[Instructions for the task]
Set down exactly the lines in the records below that run from the line with "Reproduce this chart with Plotly." to the line with "ys = n_total", inclusive, and nothing more.

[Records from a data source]
========================
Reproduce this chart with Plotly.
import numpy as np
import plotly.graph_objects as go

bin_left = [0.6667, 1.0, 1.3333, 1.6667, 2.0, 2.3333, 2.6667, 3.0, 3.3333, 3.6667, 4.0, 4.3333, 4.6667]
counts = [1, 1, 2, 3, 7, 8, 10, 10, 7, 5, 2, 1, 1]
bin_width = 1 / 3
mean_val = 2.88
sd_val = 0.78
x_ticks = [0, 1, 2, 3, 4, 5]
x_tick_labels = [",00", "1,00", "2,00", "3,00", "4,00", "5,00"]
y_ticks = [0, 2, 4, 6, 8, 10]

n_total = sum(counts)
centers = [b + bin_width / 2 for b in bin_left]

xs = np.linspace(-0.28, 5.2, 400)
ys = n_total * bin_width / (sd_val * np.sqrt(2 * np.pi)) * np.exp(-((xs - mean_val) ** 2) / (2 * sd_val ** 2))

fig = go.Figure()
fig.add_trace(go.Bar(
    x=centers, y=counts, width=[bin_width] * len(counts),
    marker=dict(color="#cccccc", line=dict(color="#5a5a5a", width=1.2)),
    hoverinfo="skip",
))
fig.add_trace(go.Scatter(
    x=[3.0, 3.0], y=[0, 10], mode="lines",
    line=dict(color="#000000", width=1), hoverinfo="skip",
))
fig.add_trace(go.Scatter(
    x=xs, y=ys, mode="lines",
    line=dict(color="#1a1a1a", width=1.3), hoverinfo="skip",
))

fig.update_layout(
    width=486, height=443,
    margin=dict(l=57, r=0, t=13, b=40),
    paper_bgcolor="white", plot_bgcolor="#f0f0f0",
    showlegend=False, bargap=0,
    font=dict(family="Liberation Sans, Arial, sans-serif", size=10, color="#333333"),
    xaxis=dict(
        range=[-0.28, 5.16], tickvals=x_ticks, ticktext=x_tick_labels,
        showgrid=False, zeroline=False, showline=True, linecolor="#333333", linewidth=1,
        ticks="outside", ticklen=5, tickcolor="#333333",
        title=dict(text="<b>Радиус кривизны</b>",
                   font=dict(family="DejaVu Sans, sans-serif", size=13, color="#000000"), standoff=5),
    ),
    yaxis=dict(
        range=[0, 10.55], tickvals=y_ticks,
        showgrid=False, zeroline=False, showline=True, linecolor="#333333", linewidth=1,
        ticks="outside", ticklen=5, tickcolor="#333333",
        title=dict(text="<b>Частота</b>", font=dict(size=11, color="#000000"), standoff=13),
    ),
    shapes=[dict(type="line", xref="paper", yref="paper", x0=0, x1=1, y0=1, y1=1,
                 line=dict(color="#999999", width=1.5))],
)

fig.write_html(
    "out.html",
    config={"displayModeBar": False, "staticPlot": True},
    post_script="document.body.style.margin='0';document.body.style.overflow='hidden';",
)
========================
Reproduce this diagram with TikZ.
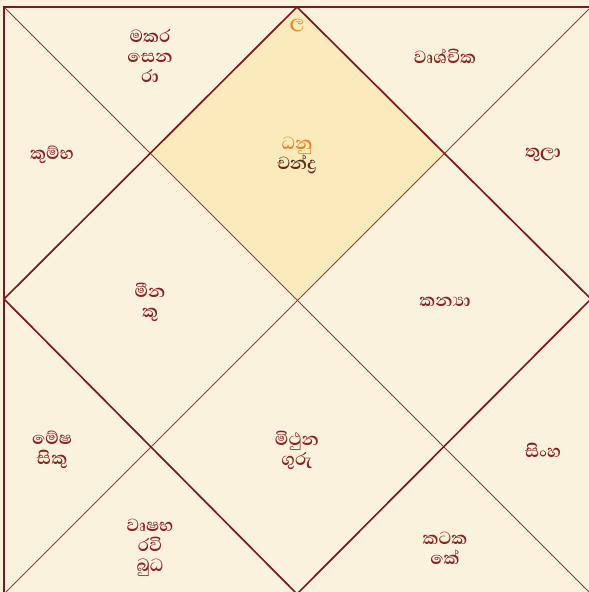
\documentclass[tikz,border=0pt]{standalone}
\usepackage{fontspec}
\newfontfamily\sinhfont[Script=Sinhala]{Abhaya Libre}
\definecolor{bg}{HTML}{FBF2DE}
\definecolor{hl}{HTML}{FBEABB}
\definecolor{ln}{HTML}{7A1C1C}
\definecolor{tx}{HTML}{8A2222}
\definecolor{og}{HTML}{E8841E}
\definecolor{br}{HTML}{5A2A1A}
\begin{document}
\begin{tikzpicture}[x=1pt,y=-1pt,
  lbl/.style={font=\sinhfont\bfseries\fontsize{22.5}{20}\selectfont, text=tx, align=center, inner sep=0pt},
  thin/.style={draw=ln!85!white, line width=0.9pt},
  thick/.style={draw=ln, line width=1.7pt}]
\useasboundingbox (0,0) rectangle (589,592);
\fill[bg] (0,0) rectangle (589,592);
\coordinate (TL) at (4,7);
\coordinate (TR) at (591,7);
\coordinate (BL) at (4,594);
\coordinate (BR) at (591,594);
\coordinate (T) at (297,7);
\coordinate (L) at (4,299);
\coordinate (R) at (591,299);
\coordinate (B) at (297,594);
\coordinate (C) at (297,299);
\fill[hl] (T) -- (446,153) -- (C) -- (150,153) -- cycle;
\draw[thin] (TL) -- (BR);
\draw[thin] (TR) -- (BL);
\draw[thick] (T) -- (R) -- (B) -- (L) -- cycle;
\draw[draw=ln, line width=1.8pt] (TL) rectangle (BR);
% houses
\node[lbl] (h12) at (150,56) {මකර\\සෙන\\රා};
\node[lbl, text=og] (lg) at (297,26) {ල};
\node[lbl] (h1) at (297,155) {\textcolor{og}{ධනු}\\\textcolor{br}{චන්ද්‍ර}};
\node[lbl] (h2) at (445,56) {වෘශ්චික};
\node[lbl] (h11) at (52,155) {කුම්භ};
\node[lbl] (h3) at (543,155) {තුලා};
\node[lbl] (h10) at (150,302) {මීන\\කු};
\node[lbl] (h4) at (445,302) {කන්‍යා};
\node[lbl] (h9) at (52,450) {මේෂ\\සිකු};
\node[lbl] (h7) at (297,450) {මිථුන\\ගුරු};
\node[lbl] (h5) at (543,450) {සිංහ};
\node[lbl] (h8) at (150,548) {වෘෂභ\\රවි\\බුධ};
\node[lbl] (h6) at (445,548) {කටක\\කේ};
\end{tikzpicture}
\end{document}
========================
[Result of this exercise]
Reproduce this chart with Plotly.
import numpy as np
import plotly.graph_objects as go

bin_left = [0.6667, 1.0, 1.3333, 1.6667, 2.0, 2.3333, 2.6667, 3.0, 3.3333, 3.6667, 4.0, 4.3333, 4.6667]
counts = [1, 1, 2, 3, 7, 8, 10, 10, 7, 5, 2, 1, 1]
bin_width = 1 / 3
mean_val = 2.88
sd_val = 0.78
x_ticks = [0, 1, 2, 3, 4, 5]
x_tick_labels = [",00", "1,00", "2,00", "3,00", "4,00", "5,00"]
y_ticks = [0, 2, 4, 6, 8, 10]

n_total = sum(counts)
centers = [b + bin_width / 2 for b in bin_left]

xs = np.linspace(-0.28, 5.2, 400)
ys = n_total * bin_width / (sd_val * np.sqrt(2 * np.pi)) * np.exp(-((xs - mean_val) ** 2) / (2 * sd_val ** 2))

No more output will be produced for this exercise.